1. SIGTERM received by JVM
2. Spring fires ContextClosedEvent
3. ShutdownCoordinator.shuttingDown = true
4. Readiness endpoint starts returning 503
5. Kubernetes removes pod from load balancer rotation (within one probe period: ~5s)
6. Background workers finish current unit of work, do not start new work
7. @PreDestroy shuts down processing executor, waits up to 90s for threads to drain
8. Spring's web layer drains remaining HTTP requests (timeout-per-shutdown-phase: 120s)
9. Spring closes application context and JVM exits

The Kubernetes terminationGracePeriodSeconds should cover the longest of these: 120s for the HTTP drain is the upper bound, so terminationGracePeriodSeconds: 150 gives a reasonable buffer.

# Kubernetes deployment spec
spec:
  terminationGracePeriodSeconds: 150
  containers:
    - name: app
      lifecycle:
        preStop:
          exec:
            command: ["sh", "-c", "sleep 5"]  # brief pause before SIGTERM

The preStop sleep gives the load balancer a moment to propagate the readiness failure before SIGTERM arrives. Without it, the race between endpoint propagation and SIGTERM can still result in a few dropped requests.

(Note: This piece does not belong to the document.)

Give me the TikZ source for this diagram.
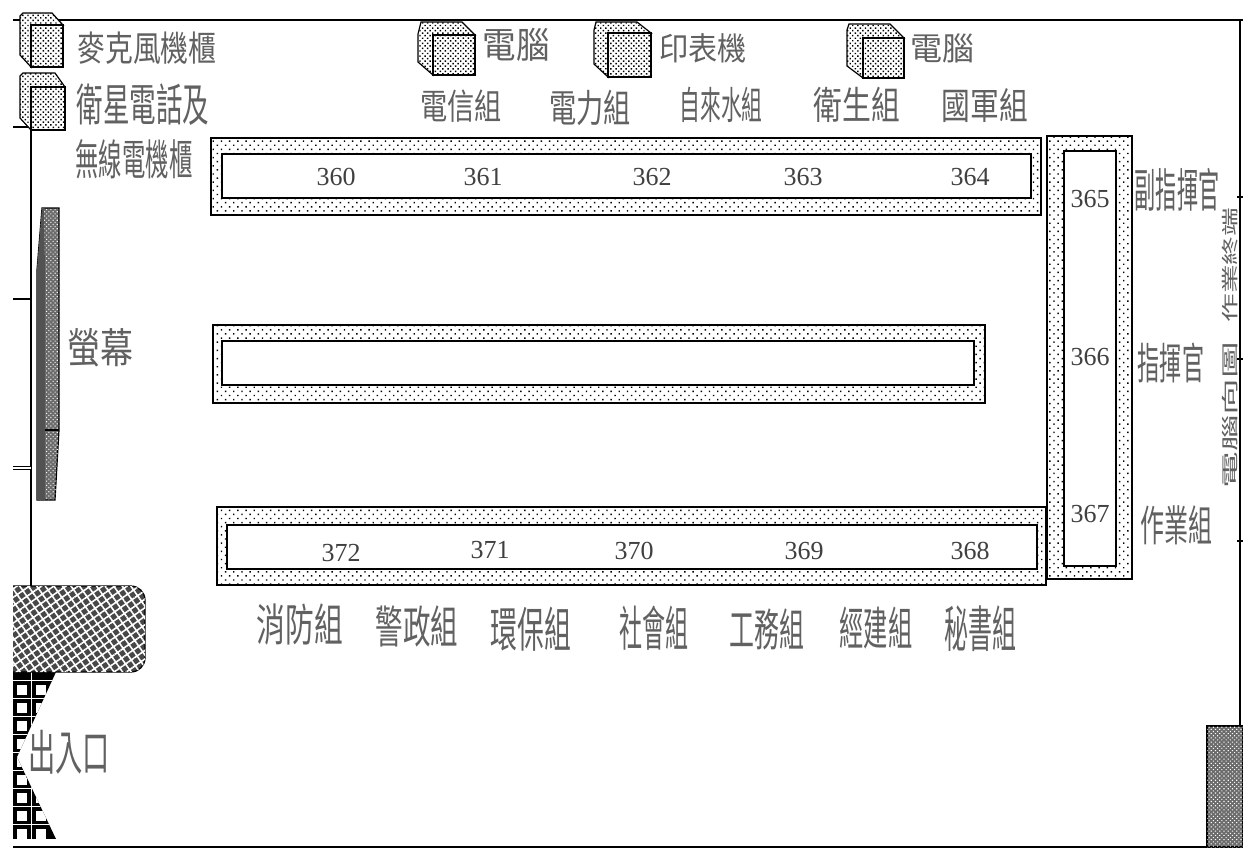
\documentclass[tikz,border=0pt]{standalone}
\usepackage{fontspec}
\setmainfont{Liberation Serif}
\newfontfamily\cjk{Noto Sans CJK TC}
\usetikzlibrary{patterns.meta}
\tikzset{
    deskouter/.style={draw,line width=1.5pt,pattern={Dots[distance=5.8pt,angle=45,radius=1pt]},pattern color=black},
    deskinner/.style={draw,line width=1.5pt,fill=white},
    wall/.style={draw,line width=1.3pt},
    dense/.style={draw,line width=1.2pt,fill=black!58,postaction={pattern={Dots[distance=3pt,angle=45,radius=.75pt]},pattern color=white}},
    cabside/.style={draw,line width=1.2pt,fill=white,postaction={pattern={Dots[distance=3.6pt,angle=45,radius=1pt]},pattern color=black}},
    cabfront/.style={draw,line width=1.5pt,fill=white,postaction={pattern={Dots[distance=3.6pt,angle=45,radius=1.05pt]},pattern color=black}},
}
\begin{document}
\begin{tikzpicture}[x=1pt,y=1pt,yscale=-1]
\useasboundingbox (0,0) rectangle (1243,863);
\fill[white] (0,0) rectangle (1243,863);

% walls
\draw[wall] (13,20) -- (1243,20);
\draw[wall] (13,847) -- (1243,847);
\draw[wall] (13,127) -- (31,127) -- (31,587);
\draw[line width=2.2pt] (13,299) -- (31,299);
\draw[line width=.9pt,double,double distance=1.5pt] (13,468) -- (31,468);
\draw[wall] (1240,20) -- (1240,726);
\draw[line width=2.2pt] (1237,197) -- (1243,197);
\draw[line width=2.2pt] (1237,359) -- (1243,359);
\draw[line width=1.5pt] (1237,541) -- (1243,541);

% desks
\path[deskouter] (211,138) rectangle (1041,215);
\path[deskinner] (222,154) rectangle (1031,198);
\path[deskouter] (213,325) rectangle (985,403);
\path[deskinner] (222,341) rectangle (974,385);
\path[deskouter] (217,507) rectangle (1046,585);
\path[deskinner] (227,525) rectangle (1037,569);
\path[deskouter] (1047,136) rectangle (1132,579);
\path[deskinner] (1064,151) rectangle (1116,566);

\begin{scope}[every node/.style={font=\fontsize{26}{26}\selectfont,text=black!75,inner sep=0pt}]
    \node (n360) at (336,177) {360};
    \node (n361) at (483,177) {361};
    \node (n362) at (652,177) {362};
    \node (n363) at (803,177) {363};
    \node (n364) at (970,177) {364};
    \node (n365) at (1090,199) {365};
    \node (n366) at (1090,357) {366};
    \node (n367) at (1090,514) {367};
    \node (n368) at (970,551) {368};
    \node (n369) at (804,551) {369};
    \node (n370) at (634,551) {370};
    \node (n371) at (490,550) {371};
    \node (n372) at (341,553) {372};
\end{scope}

% screen
\path[dense] (42,208) -- (59,208) -- (59,430) -- (55,500) -- (37,500) -- (37,270) -- cycle;
\fill[black!68] (42,208) -- (44,208) -- (45,270) -- (45,500) -- (37,500) -- (37,270) -- cycle;
\draw[line width=1.5pt] (45,430) -- (59,430);

% door
\begin{scope}
    \clip (13,672) -- (56,672) -- (17,757) -- (56,839) -- (13,839) -- cycle;
    \fill[black] (13,672) rectangle (56,839);
    \foreach \i in {0,...,8} {
        \fill[white] (17,685+18*\i) rectangle (27,695+18*\i);
        \fill[white] (36,685+18*\i) rectangle (46,695+18*\i);
        \draw[white,line width=.9pt] (13,680+18*\i) -- (56,680+18*\i);
    }
    \draw[white,line width=.9pt] (31.5,672) -- (31.5,839);
\end{scope}
\path[draw,line width=1.2pt,rounded corners=14pt,fill=black!72,postaction={pattern={Hatch[angle=35,distance=7pt,line width=1.6pt]},pattern color=white}] (13,586) -- (145,586) -- (145,672) -- (13,672);

% corner block
\path[dense] (1207,726) rectangle (1243,847);

% cabinets
\path[cabside] (20,16) -- (23,13) -- (52,13) -- (63,25) -- (31,25) -- (31,67) -- (20,55) -- cycle;
\path[cabfront] (31,25) rectangle (63,67);
\path[cabside] (20,76) -- (23,73) -- (55,73) -- (65,87) -- (31,87) -- (31,130) -- (20,118) -- cycle;
\path[cabfront] (31,87) rectangle (65,130);
\path[cabside] (418,34) -- (421,22) -- (462,22) -- (475,35) -- (433,35) -- (433,75) -- (418,62) -- cycle;
\path[cabfront] (433,35) rectangle (475,75);
\path[cabside] (594,30) -- (596,22) -- (637,22) -- (651,33) -- (608,33) -- (608,77) -- (594,64) -- cycle;
\path[cabfront] (608,33) rectangle (651,77);
\path[cabside] (847,30) -- (849,24) -- (890,24) -- (904,38) -- (863,38) -- (863,78) -- (847,66) -- cycle;
\path[cabfront] (863,38) rectangle (904,78);

% labels, glyph width and height set per label
\begin{scope}[every node/.style={font=\cjk\fontsize{32}{32}\selectfont,text=black!62,inner sep=0pt}]
    \node (mic) at (147,48) {\scalebox{.87}[1.1]{麥克風機櫃}};
    \node (sat) at (143,105) {\scalebox{.83}[1.4]{衛星電話及}};
    \node (radio) at (134,159) {\scalebox{.73}[1.33]{無線電機櫃}};
    \node (pc1) at (516,45) {\scalebox{1.05}[1.13]{電腦}};
    \node (prn) at (703,48) {\scalebox{.91}[1]{印表機}};
    \node (pc2) at (942,48) {\scalebox{1}[1]{電腦}};
    \node (tel) at (461,106) {\scalebox{.85}[1.1]{電信組}};
    \node (pow) at (590,108) {\scalebox{.85}[1.2]{電力組}};
    \node (wat) at (721,105) {\scalebox{.65}[1.2]{自來水組}};
    \node (hea) at (857,105) {\scalebox{.9}[1.2]{衛生組}};
    \node (arm) at (985,106) {\scalebox{.9}[1.15]{國軍組}};
    \node (dep) at (1177,190) {\scalebox{.66}[1.45]{副指揮官}};
    \node (com) at (1171,363) {\scalebox{.69}[1.35]{指揮官}};
    \node (ops) at (1176,525) {\scalebox{.75}[1.33]{作業組}};
    \node (scr) at (100,348) {\scalebox{1.03}[1.3]{螢幕}};
    \node (door) at (69,752) {\scalebox{.85}[1.5]{出入口}};
    \node (fir) at (300,624) {\scalebox{.9}[1.4]{消防組}};
    \node (pol) at (417,626) {\scalebox{.86}[1.4]{警政組}};
    \node (env) at (531,629) {\scalebox{.84}[1.5]{環保組}};
    \node (soc) at (654,628) {\scalebox{.72}[1.5]{社會組}};
    \node (eng) at (767,629) {\scalebox{.78}[1.4]{工務組}};
    \node (eco) at (876,628) {\scalebox{.76}[1.43]{經建組}};
    \node (sec) at (980,629) {\scalebox{.75}[1.55]{秘書組}};
    \node[rotate=90] (sideb) at (1230,415) {\scalebox{1.15}[.53]{電腦向圖}};
    \node[rotate=90] (sidet) at (1230,265) {\scalebox{.9}[.53]{作業終端}};
\end{scope}
\end{tikzpicture}
\end{document}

What Happens Without This #

Without graceful shutdown:

SIGTERM → JVM exits immediately → all in-flight HTTP requests get a connection reset
Queue consumer threads are killed mid-processing → messages become visible again after the visibility timeout (at best, duplicate processing; at worst, data corruption if the processing was partially committed)
Kubernetes readiness failure propagates slowly → new requests arrive after SIGTERM, fail immediately

With graceful shutdown, a rolling deployment or a pod restart is invisible to clients. Without it, every deployment causes a brief error spike.

The configuration is small — a few properties, two classes, one readiness endpoint. The sequence it implements is what separates deployments that are transparent to users from ones that cause brief but visible errors.